> _COLLECTED MATERIAL_:

-------

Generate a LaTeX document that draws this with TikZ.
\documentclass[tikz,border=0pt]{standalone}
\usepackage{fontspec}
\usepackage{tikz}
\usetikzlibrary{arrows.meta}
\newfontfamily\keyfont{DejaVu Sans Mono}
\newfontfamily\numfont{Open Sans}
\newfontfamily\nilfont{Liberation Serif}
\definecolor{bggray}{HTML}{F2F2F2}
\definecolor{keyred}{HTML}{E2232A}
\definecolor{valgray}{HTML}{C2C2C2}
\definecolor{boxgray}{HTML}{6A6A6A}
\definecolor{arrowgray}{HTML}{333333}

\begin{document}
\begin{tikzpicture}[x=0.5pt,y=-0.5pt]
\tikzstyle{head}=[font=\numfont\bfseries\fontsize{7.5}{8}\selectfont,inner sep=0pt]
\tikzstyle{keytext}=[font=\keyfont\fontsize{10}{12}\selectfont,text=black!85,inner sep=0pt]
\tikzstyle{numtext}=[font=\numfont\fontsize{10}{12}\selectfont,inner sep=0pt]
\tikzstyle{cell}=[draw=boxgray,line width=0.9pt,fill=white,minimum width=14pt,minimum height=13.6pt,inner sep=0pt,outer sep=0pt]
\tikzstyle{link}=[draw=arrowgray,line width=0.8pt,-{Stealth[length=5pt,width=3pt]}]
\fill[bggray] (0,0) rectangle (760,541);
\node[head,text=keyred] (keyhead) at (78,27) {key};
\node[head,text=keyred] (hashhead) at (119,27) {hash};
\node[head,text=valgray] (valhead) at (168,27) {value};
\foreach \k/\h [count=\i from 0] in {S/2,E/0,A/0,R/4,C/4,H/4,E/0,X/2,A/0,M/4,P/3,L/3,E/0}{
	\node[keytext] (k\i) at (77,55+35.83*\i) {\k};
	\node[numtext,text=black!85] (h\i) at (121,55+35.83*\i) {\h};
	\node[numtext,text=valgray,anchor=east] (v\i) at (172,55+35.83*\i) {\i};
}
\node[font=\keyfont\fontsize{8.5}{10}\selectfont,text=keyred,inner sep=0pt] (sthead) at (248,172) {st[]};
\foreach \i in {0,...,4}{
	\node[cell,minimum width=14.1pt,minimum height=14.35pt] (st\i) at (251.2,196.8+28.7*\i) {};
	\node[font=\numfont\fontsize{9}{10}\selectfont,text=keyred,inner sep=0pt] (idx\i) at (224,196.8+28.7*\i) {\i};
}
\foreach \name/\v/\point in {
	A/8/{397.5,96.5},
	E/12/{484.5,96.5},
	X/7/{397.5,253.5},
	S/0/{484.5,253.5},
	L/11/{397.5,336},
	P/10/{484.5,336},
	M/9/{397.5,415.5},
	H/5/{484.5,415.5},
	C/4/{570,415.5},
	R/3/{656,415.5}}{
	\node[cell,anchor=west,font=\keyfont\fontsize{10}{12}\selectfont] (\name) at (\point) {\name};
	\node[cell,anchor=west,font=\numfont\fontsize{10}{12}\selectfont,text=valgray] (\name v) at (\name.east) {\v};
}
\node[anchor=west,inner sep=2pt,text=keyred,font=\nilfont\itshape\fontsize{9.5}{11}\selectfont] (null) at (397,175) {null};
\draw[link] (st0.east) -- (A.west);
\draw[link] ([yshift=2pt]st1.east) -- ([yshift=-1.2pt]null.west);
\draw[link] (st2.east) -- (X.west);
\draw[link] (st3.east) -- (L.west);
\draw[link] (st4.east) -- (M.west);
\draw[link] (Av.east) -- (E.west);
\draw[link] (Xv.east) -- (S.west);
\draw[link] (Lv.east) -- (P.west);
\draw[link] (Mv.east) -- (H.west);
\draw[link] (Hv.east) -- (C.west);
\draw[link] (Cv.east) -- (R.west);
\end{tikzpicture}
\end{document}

-------

Reproduce the material above, every line of it, exactly.

Generate a LaTeX document that draws this with TikZ.
\documentclass[tikz,border=0pt]{standalone}
\usepackage{fontspec}
\usepackage{tikz}
\usetikzlibrary{arrows.meta}
\newfontfamily\keyfont{DejaVu Sans Mono}
\newfontfamily\numfont{Open Sans}
\newfontfamily\nilfont{Liberation Serif}
\definecolor{bggray}{HTML}{F2F2F2}
\definecolor{keyred}{HTML}{E2232A}
\definecolor{valgray}{HTML}{C2C2C2}
\definecolor{boxgray}{HTML}{6A6A6A}
\definecolor{arrowgray}{HTML}{333333}

\begin{document}
\begin{tikzpicture}[x=0.5pt,y=-0.5pt]
\tikzstyle{head}=[font=\numfont\bfseries\fontsize{7.5}{8}\selectfont,inner sep=0pt]
\tikzstyle{keytext}=[font=\keyfont\fontsize{10}{12}\selectfont,text=black!85,inner sep=0pt]
\tikzstyle{numtext}=[font=\numfont\fontsize{10}{12}\selectfont,inner sep=0pt]
\tikzstyle{cell}=[draw=boxgray,line width=0.9pt,fill=white,minimum width=14pt,minimum height=13.6pt,inner sep=0pt,outer sep=0pt]
\tikzstyle{link}=[draw=arrowgray,line width=0.8pt,-{Stealth[length=5pt,width=3pt]}]
\fill[bggray] (0,0) rectangle (760,541);
\node[head,text=keyred] (keyhead) at (78,27) {key};
\node[head,text=keyred] (hashhead) at (119,27) {hash};
\node[head,text=valgray] (valhead) at (168,27) {value};
\foreach \k/\h [count=\i from 0] in {S/2,E/0,A/0,R/4,C/4,H/4,E/0,X/2,A/0,M/4,P/3,L/3,E/0}{
	\node[keytext] (k\i) at (77,55+35.83*\i) {\k};
	\node[numtext,text=black!85] (h\i) at (121,55+35.83*\i) {\h};
	\node[numtext,text=valgray,anchor=east] (v\i) at (172,55+35.83*\i) {\i};
}
\node[font=\keyfont\fontsize{8.5}{10}\selectfont,text=keyred,inner sep=0pt] (sthead) at (248,172) {st[]};
\foreach \i in {0,...,4}{
	\node[cell,minimum width=14.1pt,minimum height=14.35pt] (st\i) at (251.2,196.8+28.7*\i) {};
	\node[font=\numfont\fontsize{9}{10}\selectfont,text=keyred,inner sep=0pt] (idx\i) at (224,196.8+28.7*\i) {\i};
}
\foreach \name/\v/\point in {
	A/8/{397.5,96.5},
	E/12/{484.5,96.5},
	X/7/{397.5,253.5},
	S/0/{484.5,253.5},
	L/11/{397.5,336},
	P/10/{484.5,336},
	M/9/{397.5,415.5},
	H/5/{484.5,415.5},
	C/4/{570,415.5},
	R/3/{656,415.5}}{
	\node[cell,anchor=west,font=\keyfont\fontsize{10}{12}\selectfont] (\name) at (\point) {\name};
	\node[cell,anchor=west,font=\numfont\fontsize{10}{12}\selectfont,text=valgray] (\name v) at (\name.east) {\v};
}
\node[anchor=west,inner sep=2pt,text=keyred,font=\nilfont\itshape\fontsize{9.5}{11}\selectfont] (null) at (397,175) {null};
\draw[link] (st0.east) -- (A.west);
\draw[link] ([yshift=2pt]st1.east) -- ([yshift=-1.2pt]null.west);
\draw[link] (st2.east) -- (X.west);
\draw[link] (st3.east) -- (L.west);
\draw[link] (st4.east) -- (M.west);
\draw[link] (Av.east) -- (E.west);
\draw[link] (Xv.east) -- (S.west);
\draw[link] (Lv.east) -- (P.west);
\draw[link] (Mv.east) -- (H.west);
\draw[link] (Hv.east) -- (C.west);
\draw[link] (Cv.east) -- (R.west);
\end{tikzpicture}
\end{document}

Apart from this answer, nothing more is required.